Escaping Time works to change the way people who have been through the criminal legal system are viewed by society as a whole. By exhibiting artwork created behind prison walls, we are able to engage visitors, bring attention to issues related to the carceral system, and remind people that there are human beings behind each piece, most of whom will one day reenter society. We must all have a vested interest in their successful reintegration and work toward the goal of prison abolition.

 
 
 

ESCAPING TIME,

A HISTORY 

by MARK THIVIERGE 


Sometime in 2013, at the time CFO of a NYC engineering firm, I visited an exhibit of Latin American art at the Museo del Barrio in Manhattan. That exhibit included a display of 8 or 10 pieces of Mexican prisoner art, called paños (from the Spanish pañuelo), which were drawn on the white handkerchiefs given to inmates. The medium was usually pen and ink, but often other available media like coffee and/or Kool-aid were used. 
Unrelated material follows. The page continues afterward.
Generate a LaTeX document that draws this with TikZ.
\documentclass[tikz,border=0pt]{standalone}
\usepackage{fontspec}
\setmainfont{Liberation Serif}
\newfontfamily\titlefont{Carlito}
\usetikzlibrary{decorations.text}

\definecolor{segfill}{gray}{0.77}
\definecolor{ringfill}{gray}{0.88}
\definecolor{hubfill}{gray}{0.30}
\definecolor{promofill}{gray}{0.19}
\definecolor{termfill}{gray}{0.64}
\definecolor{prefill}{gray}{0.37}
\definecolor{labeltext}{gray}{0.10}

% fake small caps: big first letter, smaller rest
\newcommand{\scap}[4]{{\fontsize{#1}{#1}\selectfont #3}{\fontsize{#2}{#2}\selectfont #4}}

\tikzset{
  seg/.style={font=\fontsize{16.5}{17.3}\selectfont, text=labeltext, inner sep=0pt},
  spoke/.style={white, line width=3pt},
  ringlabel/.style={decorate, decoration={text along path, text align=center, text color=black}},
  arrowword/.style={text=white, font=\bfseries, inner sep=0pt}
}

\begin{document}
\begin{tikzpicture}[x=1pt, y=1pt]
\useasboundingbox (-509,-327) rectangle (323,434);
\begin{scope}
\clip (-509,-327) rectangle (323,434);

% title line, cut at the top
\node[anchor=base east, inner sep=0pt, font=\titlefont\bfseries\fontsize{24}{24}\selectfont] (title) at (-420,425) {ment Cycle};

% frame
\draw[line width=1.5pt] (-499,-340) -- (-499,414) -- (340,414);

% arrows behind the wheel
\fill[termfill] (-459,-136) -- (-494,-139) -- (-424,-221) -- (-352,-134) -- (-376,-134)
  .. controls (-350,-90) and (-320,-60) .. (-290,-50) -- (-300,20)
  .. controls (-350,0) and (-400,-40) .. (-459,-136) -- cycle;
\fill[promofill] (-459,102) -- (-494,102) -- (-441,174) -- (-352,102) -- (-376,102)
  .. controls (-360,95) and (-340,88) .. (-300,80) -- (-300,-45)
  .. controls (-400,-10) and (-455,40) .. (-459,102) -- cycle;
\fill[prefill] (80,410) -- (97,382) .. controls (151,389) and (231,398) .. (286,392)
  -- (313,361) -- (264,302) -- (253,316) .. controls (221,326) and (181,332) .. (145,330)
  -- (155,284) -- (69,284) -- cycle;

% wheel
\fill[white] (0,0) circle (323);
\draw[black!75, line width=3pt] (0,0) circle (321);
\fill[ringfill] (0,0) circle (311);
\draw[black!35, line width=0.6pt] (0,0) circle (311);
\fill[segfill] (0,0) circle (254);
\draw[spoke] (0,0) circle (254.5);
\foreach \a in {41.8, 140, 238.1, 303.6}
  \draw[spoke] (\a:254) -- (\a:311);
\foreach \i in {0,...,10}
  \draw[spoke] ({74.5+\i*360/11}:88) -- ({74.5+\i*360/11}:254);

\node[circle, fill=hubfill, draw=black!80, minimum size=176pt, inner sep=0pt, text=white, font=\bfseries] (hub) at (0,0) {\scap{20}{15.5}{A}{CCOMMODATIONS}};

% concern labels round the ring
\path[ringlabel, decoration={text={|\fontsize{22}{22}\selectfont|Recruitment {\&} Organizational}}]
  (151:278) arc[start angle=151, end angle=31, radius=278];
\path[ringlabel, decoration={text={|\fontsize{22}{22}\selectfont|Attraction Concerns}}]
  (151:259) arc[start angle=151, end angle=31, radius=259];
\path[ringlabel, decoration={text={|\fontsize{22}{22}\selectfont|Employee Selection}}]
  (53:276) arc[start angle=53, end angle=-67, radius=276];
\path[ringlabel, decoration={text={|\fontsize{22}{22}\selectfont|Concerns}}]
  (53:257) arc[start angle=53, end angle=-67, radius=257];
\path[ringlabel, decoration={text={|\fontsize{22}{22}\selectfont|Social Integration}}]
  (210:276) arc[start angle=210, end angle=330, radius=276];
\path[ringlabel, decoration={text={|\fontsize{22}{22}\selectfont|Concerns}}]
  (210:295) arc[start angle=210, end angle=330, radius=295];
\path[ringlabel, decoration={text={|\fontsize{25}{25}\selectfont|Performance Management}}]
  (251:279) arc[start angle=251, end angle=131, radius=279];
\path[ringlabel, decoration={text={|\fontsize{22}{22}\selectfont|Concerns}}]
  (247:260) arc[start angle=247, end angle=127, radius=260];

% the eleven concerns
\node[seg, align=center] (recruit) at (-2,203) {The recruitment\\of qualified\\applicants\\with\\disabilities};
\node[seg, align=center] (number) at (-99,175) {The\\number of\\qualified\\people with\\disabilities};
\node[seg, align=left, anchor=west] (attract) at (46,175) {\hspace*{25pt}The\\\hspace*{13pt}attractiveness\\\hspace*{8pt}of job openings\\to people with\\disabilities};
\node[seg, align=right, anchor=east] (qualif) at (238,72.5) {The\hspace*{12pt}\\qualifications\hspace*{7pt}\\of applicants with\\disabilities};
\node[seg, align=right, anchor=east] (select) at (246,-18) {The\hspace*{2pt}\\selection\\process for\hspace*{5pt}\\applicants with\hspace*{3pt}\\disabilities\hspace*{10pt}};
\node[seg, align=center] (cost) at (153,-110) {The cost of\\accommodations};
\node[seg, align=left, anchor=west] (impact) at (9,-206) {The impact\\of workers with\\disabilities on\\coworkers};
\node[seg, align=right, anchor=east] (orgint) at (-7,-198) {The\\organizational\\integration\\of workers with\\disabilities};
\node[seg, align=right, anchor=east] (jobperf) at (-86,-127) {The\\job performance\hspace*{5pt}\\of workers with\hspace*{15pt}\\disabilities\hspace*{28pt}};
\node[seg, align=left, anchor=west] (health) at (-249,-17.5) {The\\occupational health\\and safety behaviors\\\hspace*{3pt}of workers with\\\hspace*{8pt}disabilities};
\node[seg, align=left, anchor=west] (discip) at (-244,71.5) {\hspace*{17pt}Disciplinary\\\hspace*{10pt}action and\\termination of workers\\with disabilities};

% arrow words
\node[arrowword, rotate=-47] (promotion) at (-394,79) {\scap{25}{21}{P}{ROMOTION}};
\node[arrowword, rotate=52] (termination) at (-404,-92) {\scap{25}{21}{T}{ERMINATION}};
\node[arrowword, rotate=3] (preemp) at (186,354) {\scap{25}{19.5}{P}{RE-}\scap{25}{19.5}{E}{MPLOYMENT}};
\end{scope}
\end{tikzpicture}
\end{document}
The quality of these works was memorable, and given their source, remarkable. 

Within very little time, I located on the Internet an organization in Washington, DC, founded by a formerly incarcerated musician, that had amassed a collection of several thousand pieces of art, all created within prisons in the United States. While traveling to DC for work, I visited the founder and viewed the collection….more impressive by far than the paños, and of enormous variety in subject matter, style, and materials. This was seriously compelling work. 

The DC group was showing and selling these works in small venues around greater Washington, but had no representation in NYC. As a New Yorker and art lover approaching retirement, with a serious liberal social bias birthed during the Vietnam era, I had clearly found my calling. 

Commercial art galleries of course had no interest in displaying inexpensive work for which they would receive minimal income, and the cost of renting space was prohibitive, even in the outer boroughs. After a year and a half, on visiting Governors Island for its annual Art Fair in Sept ‘14, I realized that I had found our venue.

Since our first ESCAPING TIME exhibit in 2015, we have developed our own relationships with incarcerated artists, and our mission has expanded from one of educating viewers about the incarcerated population, to advocating for change in both our judicial and penal systems. We are nonprofit (serious understatement) and contribute 50% of sales proceeds to the artists or their designees. Our staff of volunteers is a mix of formerly incarcerated artists, others with associations to incarcerated artists, like the fiancée of one artist, the mother of another, and community volunteers. Proceeds retained are applied to expenses incurred. Jay Darden (Curator) and I manage the effort on a volunteer basis.